Zephyr wants to ban it outright. This is the correct position, because if we allow fracking in New York then the largest and cleanest unfiltered water supply around will be poisoned and the gas that is later burned will simply accelerate climate change and the destruction of ecosystems. Neoliberal Hillary Clinton, Andrew and Charlie’s friend, warned about climate change the other day in Las Vegas at the National Clean Energy Summit as she also, according to Politico, “cited the potential benefits of producing and exporting natural gas and oil.” Pandering to Everyone is the Clinton Way. Saturday I also got a pandering flyer in the mail from Andrew, and there he is, marching next to Adriano, and everyone is smiling, and how often do you see Andrew smile?
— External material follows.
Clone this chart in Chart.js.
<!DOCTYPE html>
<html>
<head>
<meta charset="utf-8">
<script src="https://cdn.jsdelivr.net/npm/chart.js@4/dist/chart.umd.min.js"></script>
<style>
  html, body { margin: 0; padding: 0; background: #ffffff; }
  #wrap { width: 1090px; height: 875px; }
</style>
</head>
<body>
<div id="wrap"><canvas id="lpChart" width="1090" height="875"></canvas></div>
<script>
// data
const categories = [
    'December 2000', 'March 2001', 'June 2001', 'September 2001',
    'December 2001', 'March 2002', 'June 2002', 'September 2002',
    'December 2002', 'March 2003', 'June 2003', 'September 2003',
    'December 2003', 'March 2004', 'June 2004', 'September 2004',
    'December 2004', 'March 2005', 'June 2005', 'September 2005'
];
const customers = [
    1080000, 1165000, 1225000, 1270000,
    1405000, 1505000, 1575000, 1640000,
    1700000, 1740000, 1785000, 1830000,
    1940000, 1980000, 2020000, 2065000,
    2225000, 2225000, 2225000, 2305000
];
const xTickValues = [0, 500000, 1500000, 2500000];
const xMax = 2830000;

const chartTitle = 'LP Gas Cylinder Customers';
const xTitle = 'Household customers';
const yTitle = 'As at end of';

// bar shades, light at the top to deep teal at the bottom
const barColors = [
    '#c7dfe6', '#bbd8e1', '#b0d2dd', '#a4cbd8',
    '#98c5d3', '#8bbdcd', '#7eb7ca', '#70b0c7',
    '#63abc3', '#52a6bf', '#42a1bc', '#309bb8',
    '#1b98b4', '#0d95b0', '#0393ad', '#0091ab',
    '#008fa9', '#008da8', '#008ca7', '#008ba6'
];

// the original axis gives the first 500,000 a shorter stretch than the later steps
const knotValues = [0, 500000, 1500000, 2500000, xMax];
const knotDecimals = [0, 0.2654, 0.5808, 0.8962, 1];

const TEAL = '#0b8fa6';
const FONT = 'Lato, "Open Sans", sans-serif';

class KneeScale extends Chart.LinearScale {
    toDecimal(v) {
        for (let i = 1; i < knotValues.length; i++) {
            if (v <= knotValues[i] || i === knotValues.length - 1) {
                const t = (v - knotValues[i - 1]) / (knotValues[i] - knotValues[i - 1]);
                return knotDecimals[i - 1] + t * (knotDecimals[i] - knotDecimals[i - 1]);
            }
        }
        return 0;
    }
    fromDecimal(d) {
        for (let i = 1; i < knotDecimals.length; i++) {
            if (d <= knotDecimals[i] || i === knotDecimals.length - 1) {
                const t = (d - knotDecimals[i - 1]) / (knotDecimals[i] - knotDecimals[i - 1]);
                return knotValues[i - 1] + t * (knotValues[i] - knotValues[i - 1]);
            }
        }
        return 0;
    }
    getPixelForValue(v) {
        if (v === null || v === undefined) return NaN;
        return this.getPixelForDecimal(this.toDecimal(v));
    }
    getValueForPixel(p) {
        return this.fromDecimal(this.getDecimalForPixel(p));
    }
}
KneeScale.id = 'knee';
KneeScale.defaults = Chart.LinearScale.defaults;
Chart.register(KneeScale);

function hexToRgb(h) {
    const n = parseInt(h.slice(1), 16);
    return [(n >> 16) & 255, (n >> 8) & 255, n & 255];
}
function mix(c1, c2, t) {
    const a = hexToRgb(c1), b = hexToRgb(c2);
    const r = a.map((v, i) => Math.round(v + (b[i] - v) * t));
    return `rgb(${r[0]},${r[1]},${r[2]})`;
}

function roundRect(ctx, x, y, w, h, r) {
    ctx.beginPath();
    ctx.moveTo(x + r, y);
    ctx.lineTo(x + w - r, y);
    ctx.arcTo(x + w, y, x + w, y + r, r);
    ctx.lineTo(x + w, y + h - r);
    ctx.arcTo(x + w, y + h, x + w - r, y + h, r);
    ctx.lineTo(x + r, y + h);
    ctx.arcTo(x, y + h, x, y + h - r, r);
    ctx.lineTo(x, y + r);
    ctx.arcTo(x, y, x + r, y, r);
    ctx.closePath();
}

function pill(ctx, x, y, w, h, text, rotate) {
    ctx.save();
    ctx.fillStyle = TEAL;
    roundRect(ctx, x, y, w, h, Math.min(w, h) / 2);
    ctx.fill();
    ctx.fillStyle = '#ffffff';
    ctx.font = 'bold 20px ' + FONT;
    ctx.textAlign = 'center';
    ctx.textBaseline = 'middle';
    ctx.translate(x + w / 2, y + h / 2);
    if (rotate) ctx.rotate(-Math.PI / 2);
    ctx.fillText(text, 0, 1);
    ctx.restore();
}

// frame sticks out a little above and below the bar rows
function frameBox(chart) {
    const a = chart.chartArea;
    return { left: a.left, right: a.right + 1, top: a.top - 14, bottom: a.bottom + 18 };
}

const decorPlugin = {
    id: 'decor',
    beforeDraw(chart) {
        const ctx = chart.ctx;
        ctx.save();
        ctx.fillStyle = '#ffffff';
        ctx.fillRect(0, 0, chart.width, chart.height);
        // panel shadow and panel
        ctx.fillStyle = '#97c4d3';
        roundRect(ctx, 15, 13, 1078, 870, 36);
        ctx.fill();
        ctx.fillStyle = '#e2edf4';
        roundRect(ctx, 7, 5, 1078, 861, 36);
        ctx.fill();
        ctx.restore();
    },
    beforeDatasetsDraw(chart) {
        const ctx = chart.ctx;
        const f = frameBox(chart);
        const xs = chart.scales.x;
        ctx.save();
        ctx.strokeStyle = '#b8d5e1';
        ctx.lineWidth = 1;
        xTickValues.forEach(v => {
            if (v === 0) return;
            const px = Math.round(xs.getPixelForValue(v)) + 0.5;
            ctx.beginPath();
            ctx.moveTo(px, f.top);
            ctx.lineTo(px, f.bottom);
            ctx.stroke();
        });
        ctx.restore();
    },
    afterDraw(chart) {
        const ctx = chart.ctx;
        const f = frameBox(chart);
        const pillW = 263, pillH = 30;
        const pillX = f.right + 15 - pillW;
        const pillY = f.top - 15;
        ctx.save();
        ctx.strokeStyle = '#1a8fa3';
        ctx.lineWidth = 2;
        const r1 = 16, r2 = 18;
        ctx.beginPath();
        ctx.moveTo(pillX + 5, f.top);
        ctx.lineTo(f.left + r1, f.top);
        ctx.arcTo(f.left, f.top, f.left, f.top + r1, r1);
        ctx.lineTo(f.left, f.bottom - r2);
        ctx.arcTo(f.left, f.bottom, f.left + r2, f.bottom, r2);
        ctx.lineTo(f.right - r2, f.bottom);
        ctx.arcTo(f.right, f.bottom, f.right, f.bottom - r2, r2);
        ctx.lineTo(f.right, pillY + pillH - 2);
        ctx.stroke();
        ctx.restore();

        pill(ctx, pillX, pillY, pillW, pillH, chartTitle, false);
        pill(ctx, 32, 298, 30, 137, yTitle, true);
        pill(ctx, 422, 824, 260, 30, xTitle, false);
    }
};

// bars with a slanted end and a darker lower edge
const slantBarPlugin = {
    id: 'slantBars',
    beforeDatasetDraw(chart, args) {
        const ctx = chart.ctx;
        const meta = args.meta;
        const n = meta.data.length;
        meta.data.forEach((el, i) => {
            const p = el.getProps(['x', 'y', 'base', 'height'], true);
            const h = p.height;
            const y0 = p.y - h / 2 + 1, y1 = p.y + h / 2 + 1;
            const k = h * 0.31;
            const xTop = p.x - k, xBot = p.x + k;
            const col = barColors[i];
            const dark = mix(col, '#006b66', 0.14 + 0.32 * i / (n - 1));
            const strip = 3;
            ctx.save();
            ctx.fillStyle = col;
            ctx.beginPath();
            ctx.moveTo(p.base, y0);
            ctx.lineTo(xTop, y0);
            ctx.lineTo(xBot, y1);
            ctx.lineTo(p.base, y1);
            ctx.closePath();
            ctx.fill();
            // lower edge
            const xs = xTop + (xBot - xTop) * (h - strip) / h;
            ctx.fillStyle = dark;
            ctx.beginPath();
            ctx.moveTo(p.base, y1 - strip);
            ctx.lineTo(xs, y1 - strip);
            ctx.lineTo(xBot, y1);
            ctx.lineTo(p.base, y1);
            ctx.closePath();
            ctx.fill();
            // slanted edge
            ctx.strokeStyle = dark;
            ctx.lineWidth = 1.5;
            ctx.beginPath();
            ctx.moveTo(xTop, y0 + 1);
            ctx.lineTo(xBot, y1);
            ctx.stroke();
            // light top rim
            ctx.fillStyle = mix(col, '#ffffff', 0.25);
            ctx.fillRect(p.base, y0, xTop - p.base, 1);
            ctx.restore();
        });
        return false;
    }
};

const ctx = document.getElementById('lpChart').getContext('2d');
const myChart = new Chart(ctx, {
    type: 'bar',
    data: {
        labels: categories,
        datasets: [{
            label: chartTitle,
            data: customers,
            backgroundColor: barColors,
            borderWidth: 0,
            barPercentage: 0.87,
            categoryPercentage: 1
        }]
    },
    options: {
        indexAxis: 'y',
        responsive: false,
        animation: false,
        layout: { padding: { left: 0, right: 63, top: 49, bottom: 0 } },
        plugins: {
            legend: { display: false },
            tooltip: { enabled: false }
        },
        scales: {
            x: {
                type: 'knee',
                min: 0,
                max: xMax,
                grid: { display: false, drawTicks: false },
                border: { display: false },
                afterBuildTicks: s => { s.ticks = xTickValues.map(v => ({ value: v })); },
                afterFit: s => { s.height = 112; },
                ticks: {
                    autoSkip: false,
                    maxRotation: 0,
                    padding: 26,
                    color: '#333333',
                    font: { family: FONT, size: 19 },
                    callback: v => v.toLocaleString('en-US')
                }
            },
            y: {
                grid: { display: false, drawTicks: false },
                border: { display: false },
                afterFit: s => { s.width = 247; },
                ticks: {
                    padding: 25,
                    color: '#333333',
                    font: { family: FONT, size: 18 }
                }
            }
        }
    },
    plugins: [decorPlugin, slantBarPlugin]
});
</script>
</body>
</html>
Andrew’s Way is to study the problem until he has to allow his sponsors to frack.
Andrew and Adriano
The Way to Power in Albany leads to the room where Andrew and the Republican Senate Majority Leader Dean Skelos and the Democratic House Majority Leader, the Nosferatu-esque Entrenched Pol Sheldon Silver, decide what’s going to happen, regardless of whether or not Adriano has an idea about solar.
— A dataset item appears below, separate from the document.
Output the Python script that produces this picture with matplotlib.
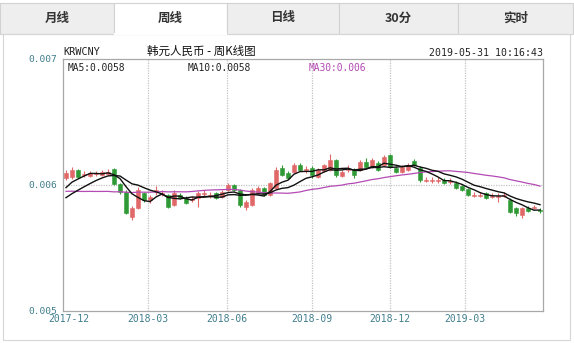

This Way to Power is not the only way, though they would like you to think that. Letting the rich squeeze the poor is not the only way. Tax inversions and sucking the wealth away from the People to offshore accounts in the British Virgin Islands, 400 kilometers east of Punta Cana, is not the moral way.
A vote tomorrow for Zephyr and Tim will be the best way to open the door to that room and kick those guys in the butt and kick them out, so that we can let inside the people who help build lives for other people, so we can let in those Dominican ladies and the guys on the scaffolds, so we can let the World into that Room.